── Records for the exercise

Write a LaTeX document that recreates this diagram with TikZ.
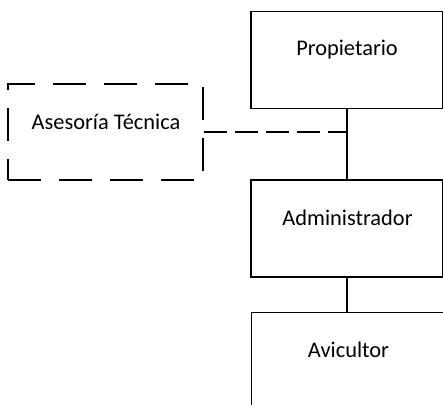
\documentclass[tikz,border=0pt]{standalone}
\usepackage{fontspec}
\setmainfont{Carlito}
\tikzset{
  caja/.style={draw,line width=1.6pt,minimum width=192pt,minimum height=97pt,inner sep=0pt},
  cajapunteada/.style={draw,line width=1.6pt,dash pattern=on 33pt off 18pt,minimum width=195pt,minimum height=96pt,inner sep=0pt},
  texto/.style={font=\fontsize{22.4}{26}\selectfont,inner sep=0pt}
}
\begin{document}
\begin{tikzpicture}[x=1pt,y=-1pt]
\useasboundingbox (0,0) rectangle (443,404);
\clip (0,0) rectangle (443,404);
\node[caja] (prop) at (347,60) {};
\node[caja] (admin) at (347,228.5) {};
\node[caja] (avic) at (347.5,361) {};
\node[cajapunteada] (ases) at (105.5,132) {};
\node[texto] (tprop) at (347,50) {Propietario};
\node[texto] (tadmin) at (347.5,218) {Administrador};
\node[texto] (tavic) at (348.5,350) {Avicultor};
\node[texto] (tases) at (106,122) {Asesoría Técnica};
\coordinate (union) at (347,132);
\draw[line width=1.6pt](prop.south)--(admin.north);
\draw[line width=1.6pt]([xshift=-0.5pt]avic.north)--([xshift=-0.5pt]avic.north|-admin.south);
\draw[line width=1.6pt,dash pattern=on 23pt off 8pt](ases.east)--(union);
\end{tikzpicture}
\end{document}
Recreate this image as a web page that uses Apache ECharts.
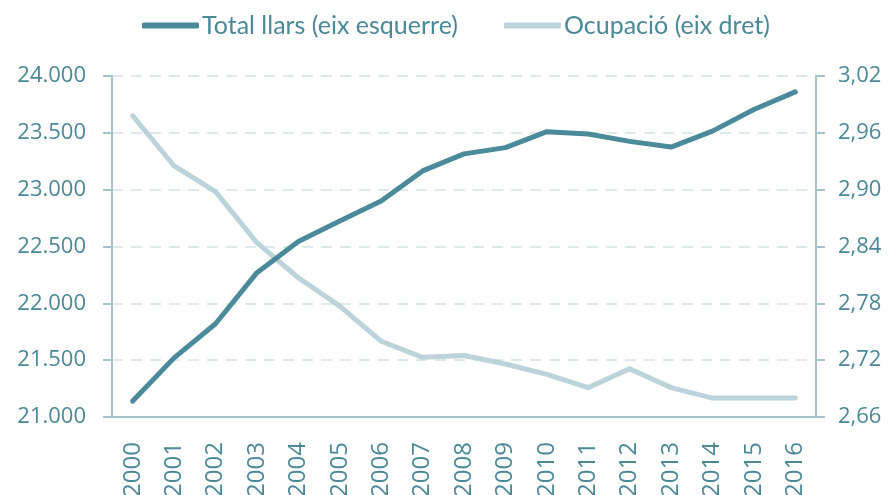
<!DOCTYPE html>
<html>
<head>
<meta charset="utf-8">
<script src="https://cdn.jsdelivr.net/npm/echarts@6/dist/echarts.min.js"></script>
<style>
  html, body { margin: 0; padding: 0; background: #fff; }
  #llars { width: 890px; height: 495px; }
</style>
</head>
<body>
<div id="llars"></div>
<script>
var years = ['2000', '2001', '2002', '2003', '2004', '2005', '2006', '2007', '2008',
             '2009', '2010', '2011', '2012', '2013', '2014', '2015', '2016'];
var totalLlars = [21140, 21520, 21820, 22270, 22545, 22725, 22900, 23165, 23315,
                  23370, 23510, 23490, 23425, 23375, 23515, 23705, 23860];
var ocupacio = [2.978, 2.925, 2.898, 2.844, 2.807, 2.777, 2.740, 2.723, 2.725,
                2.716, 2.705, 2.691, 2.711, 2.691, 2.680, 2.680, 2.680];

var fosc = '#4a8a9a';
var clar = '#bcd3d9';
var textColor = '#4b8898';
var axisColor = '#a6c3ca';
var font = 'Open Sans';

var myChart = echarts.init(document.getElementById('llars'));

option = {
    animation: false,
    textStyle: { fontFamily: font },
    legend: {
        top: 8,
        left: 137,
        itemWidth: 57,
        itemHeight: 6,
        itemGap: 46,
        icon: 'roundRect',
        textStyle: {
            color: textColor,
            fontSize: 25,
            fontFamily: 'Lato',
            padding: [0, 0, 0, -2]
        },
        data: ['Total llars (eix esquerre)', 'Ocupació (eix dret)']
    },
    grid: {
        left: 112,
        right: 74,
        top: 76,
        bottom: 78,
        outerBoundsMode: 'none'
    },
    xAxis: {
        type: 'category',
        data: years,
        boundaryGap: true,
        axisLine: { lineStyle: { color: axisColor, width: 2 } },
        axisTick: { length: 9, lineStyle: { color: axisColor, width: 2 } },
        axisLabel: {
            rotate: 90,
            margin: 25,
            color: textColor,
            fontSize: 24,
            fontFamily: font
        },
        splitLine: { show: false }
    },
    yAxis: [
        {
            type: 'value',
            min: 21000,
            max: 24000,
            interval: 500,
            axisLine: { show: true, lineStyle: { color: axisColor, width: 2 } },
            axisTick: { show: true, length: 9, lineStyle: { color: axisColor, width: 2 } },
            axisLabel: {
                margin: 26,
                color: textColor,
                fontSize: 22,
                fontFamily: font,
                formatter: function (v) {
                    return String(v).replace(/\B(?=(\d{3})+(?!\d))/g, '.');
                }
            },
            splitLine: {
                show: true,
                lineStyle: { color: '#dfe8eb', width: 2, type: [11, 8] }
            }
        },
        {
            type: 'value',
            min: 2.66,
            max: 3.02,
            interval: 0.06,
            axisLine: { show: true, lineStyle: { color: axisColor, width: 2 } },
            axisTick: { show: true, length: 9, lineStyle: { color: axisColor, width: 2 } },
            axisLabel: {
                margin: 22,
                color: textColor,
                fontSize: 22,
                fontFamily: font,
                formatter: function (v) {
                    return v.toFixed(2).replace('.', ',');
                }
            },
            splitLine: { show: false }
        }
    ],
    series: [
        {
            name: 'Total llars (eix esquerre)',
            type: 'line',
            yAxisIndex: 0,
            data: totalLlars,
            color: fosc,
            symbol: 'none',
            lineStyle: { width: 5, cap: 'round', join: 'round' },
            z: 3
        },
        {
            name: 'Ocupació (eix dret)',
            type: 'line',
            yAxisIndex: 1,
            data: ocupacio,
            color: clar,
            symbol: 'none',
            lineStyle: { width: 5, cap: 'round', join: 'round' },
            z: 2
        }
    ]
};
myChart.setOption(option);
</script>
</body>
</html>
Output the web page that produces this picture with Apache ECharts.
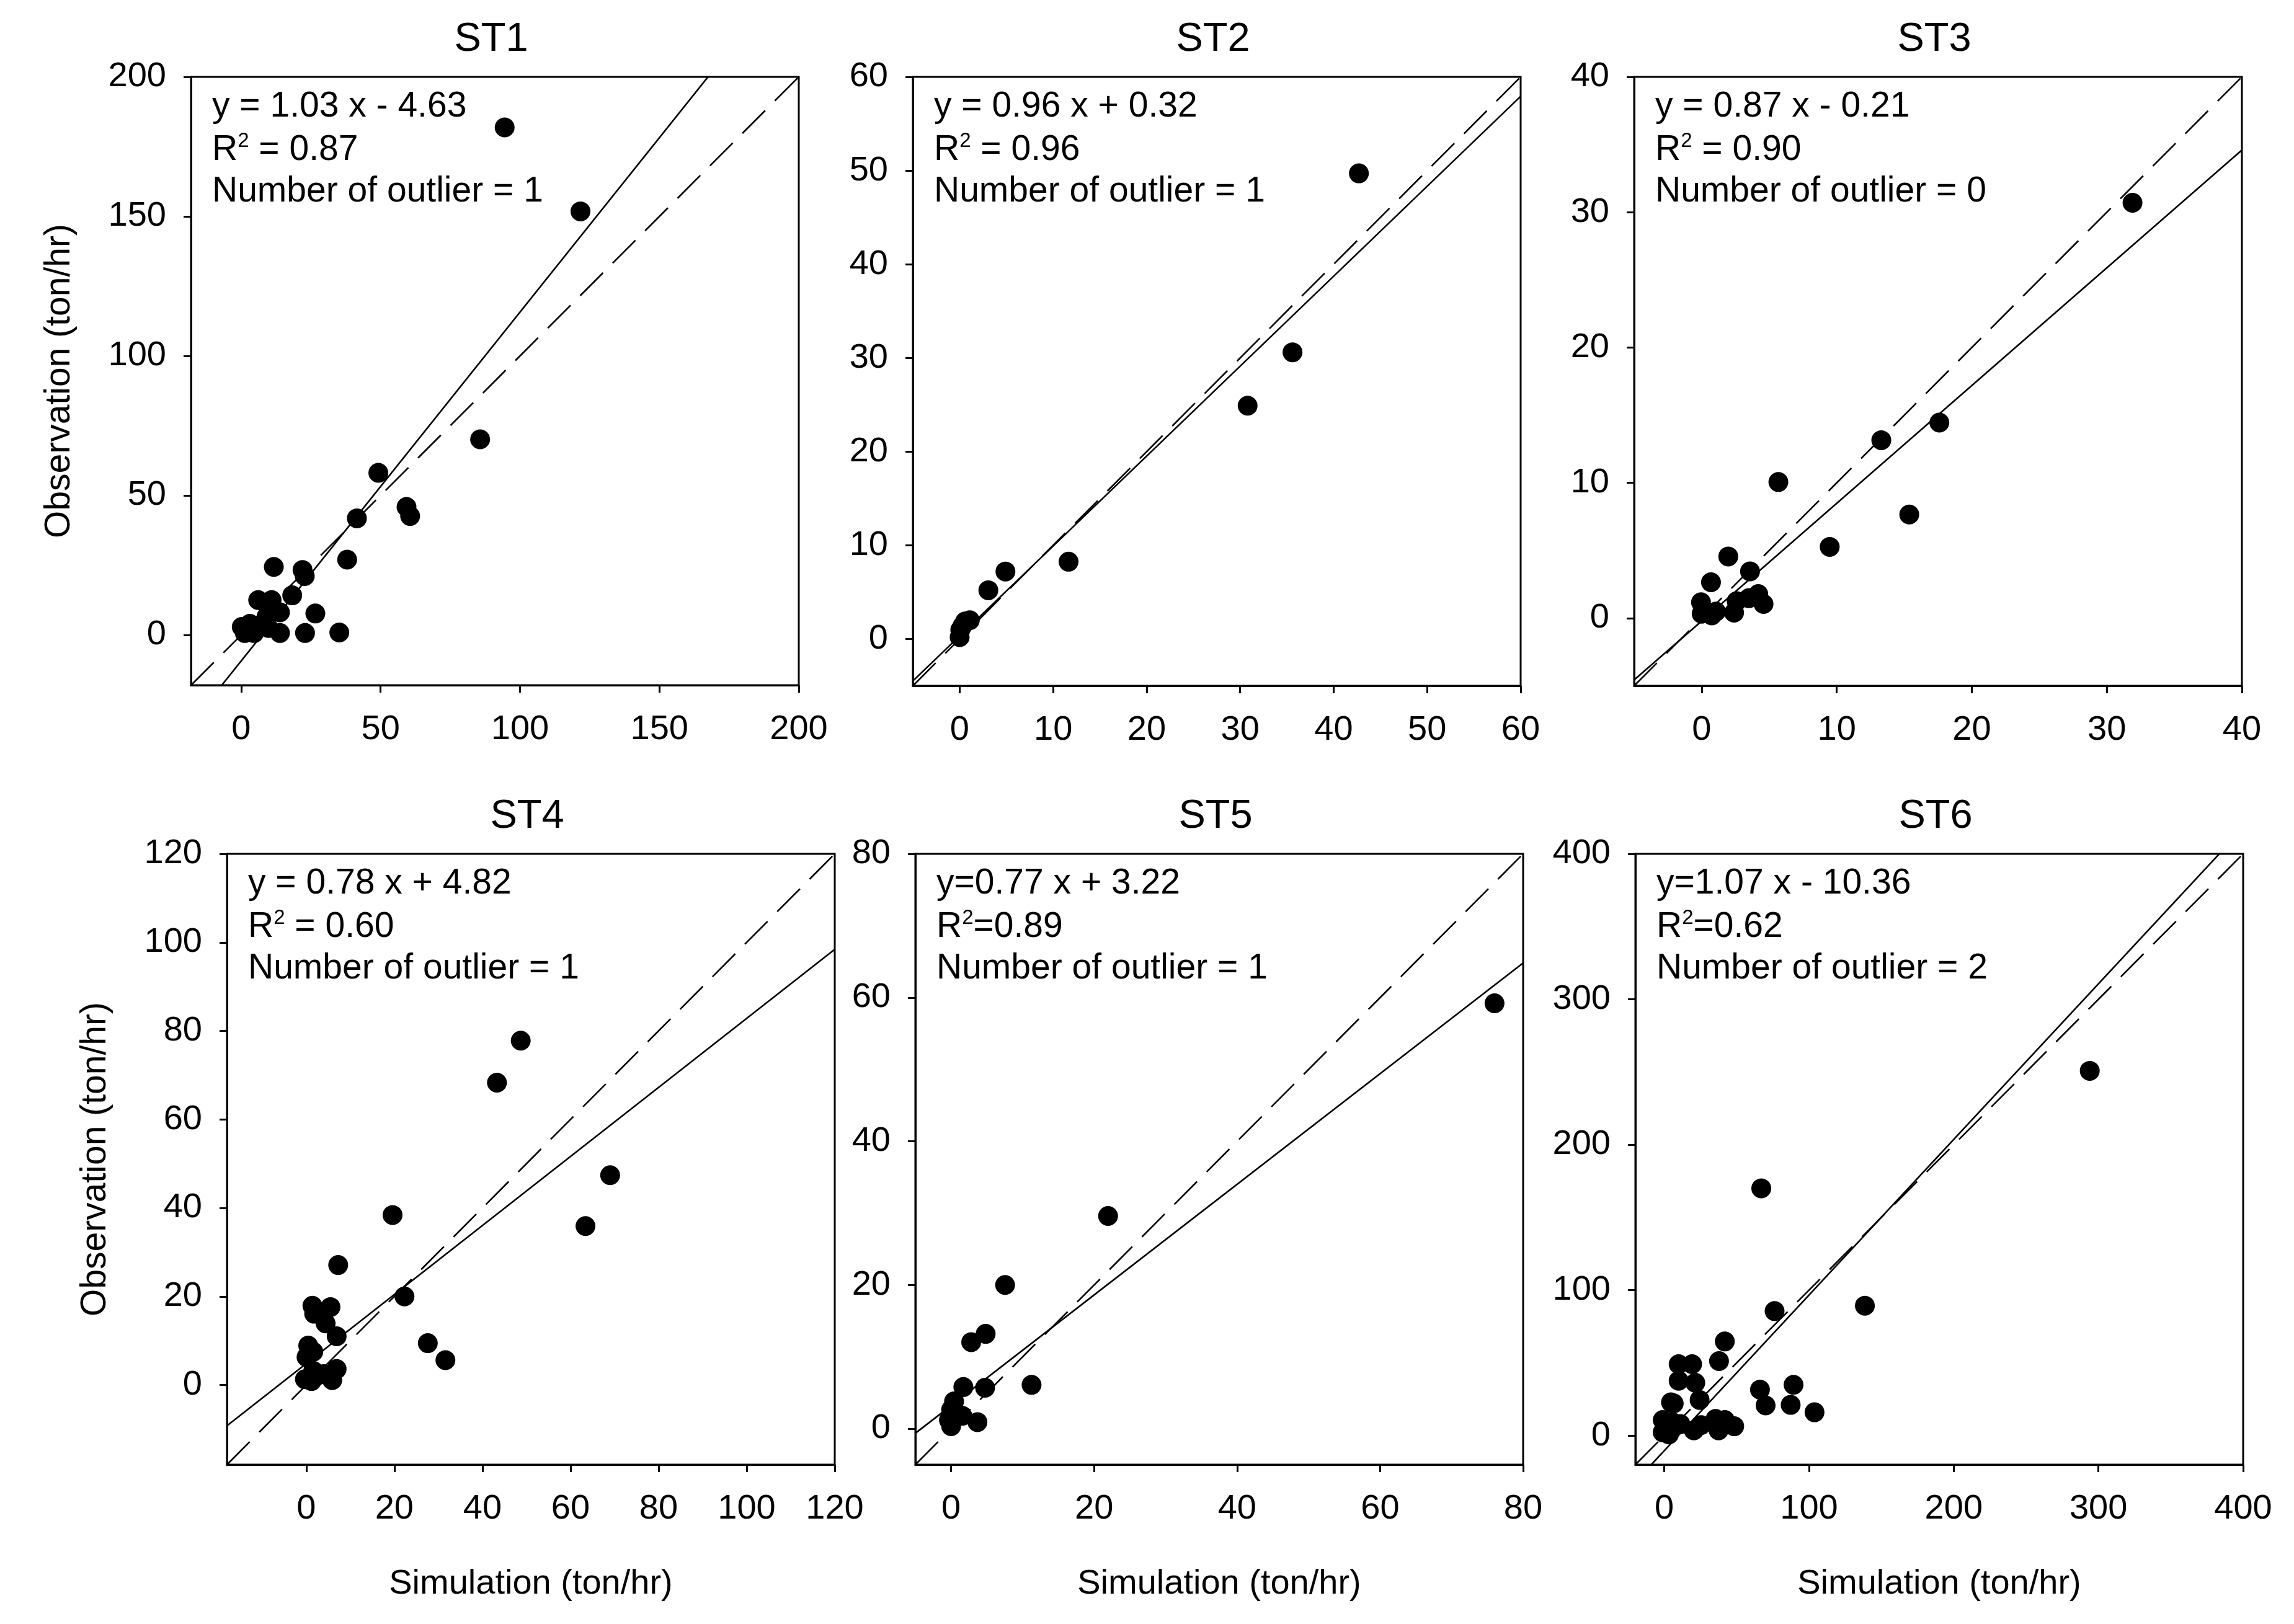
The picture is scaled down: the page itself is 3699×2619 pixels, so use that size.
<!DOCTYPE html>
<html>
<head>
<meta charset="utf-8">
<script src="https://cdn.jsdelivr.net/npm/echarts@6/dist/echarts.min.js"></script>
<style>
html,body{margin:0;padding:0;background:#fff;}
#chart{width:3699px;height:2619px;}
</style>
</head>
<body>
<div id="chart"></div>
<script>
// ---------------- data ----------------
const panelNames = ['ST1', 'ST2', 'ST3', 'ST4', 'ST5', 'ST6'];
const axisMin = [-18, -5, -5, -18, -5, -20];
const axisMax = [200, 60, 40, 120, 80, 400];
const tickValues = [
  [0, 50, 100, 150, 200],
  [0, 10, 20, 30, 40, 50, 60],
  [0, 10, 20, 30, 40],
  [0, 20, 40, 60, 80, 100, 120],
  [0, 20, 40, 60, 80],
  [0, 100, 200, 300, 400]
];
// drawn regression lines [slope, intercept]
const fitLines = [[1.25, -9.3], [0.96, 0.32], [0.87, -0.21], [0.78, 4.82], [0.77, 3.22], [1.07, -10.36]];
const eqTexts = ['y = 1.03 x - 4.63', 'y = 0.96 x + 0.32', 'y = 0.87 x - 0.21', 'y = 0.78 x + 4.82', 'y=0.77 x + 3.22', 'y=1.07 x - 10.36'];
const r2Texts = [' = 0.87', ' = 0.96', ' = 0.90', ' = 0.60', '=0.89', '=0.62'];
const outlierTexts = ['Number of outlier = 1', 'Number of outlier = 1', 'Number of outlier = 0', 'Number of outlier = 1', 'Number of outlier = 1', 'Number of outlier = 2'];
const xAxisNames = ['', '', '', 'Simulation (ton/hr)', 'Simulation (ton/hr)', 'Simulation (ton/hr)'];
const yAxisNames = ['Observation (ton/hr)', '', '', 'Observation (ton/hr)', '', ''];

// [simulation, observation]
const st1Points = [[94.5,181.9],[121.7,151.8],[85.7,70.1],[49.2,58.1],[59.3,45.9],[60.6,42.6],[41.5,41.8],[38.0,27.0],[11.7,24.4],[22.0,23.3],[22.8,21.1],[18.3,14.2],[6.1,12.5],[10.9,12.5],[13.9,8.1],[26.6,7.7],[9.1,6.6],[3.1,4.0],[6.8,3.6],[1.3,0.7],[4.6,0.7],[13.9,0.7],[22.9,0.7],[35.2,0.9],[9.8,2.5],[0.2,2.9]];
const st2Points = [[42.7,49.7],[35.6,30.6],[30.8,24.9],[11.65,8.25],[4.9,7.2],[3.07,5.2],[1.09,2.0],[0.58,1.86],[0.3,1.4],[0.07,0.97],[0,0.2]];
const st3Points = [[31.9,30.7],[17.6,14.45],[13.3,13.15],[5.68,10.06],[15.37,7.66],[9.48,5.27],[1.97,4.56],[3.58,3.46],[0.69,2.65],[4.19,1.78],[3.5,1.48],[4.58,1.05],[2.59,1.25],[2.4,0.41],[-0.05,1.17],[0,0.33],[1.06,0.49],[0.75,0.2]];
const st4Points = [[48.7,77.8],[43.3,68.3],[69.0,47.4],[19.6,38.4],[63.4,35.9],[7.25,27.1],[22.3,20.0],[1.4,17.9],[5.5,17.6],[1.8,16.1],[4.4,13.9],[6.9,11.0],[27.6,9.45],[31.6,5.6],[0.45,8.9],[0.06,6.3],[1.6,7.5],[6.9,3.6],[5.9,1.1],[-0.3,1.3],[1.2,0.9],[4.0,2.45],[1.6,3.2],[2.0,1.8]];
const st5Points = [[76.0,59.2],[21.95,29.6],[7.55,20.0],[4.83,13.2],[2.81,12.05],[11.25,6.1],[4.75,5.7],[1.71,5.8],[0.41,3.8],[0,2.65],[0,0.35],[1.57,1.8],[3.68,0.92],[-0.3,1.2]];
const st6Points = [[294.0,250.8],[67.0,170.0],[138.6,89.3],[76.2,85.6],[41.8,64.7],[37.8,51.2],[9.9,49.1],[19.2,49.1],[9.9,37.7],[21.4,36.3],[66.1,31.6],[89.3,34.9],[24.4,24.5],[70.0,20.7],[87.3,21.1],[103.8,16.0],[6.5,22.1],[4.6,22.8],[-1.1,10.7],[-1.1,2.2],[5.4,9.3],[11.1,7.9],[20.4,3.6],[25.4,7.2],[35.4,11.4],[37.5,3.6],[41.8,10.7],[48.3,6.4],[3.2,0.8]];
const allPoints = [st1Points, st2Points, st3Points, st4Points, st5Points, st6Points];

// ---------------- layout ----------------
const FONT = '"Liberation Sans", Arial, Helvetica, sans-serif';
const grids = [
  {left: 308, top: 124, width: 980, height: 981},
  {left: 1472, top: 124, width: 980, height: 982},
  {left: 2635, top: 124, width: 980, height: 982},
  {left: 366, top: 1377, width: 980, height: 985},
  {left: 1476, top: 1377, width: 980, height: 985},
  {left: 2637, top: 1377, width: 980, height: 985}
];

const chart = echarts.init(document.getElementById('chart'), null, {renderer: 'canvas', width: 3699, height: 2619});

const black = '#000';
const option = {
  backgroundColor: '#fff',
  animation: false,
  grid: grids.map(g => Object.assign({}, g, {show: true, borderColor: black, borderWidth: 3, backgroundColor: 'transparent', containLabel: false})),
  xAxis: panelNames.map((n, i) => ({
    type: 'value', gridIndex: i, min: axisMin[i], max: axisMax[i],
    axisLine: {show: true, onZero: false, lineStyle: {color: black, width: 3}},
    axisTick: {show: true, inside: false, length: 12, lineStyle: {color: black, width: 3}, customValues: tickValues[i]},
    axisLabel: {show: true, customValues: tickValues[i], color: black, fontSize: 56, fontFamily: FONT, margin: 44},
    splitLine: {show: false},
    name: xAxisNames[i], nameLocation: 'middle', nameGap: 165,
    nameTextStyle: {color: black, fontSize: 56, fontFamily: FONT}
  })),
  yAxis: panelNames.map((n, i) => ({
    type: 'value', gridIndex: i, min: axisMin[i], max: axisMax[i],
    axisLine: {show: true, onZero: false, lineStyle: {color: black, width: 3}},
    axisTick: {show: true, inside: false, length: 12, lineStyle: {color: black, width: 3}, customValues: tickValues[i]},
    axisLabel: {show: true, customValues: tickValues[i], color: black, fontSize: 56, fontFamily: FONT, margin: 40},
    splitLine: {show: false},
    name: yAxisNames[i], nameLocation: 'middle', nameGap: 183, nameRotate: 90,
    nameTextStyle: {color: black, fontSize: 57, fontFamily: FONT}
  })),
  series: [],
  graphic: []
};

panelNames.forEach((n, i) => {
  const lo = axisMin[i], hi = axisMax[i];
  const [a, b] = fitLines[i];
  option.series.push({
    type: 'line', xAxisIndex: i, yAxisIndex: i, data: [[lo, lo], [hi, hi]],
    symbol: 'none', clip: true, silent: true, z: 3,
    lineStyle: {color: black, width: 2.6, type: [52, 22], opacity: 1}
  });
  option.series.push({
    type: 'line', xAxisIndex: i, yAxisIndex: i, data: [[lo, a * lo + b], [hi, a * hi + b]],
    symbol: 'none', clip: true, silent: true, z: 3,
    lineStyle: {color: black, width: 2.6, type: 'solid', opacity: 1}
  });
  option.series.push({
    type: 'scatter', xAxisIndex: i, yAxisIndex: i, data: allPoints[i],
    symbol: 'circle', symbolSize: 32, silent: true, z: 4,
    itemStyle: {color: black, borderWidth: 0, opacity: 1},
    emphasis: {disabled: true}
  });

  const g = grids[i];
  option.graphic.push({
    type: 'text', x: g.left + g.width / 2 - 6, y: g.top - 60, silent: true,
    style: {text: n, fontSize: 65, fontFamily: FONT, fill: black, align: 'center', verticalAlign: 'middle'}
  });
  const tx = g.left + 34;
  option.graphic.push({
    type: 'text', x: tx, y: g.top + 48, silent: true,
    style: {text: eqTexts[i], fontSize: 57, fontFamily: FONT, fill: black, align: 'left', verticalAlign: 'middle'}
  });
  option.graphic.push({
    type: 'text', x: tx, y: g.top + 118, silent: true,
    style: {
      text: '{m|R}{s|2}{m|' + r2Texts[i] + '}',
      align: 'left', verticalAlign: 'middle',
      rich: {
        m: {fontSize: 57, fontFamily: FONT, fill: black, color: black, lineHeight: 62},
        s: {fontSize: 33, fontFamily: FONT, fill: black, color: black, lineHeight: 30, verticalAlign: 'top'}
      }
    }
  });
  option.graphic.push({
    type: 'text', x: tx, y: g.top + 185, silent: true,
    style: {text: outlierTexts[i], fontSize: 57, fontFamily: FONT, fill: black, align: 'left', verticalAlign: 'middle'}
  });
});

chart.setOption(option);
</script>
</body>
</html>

────

**Stated goal:** What's needed is an exact copy of the records above from the line containing "Recreate this image" down to the line containing "var myChart = echarts.init(document.getElementById('llars'));", both included, without any pictures.

**Task solution:**
Recreate this image as a web page that uses Apache ECharts.
<!DOCTYPE html>
<html>
<head>
<meta charset="utf-8">
<script src="https://cdn.jsdelivr.net/npm/echarts@6/dist/echarts.min.js"></script>
<style>
  html, body { margin: 0; padding: 0; background: #fff; }
  #llars { width: 890px; height: 495px; }
</style>
</head>
<body>
<div id="llars"></div>
<script>
var years = ['2000', '2001', '2002', '2003', '2004', '2005', '2006', '2007', '2008',
             '2009', '2010', '2011', '2012', '2013', '2014', '2015', '2016'];
var totalLlars = [21140, 21520, 21820, 22270, 22545, 22725, 22900, 23165, 23315,
                  23370, 23510, 23490, 23425, 23375, 23515, 23705, 23860];
var ocupacio = [2.978, 2.925, 2.898, 2.844, 2.807, 2.777, 2.740, 2.723, 2.725,
                2.716, 2.705, 2.691, 2.711, 2.691, 2.680, 2.680, 2.680];

var fosc = '#4a8a9a';
var clar = '#bcd3d9';
var textColor = '#4b8898';
var axisColor = '#a6c3ca';
var font = 'Open Sans';

var myChart = echarts.init(document.getElementById('llars'));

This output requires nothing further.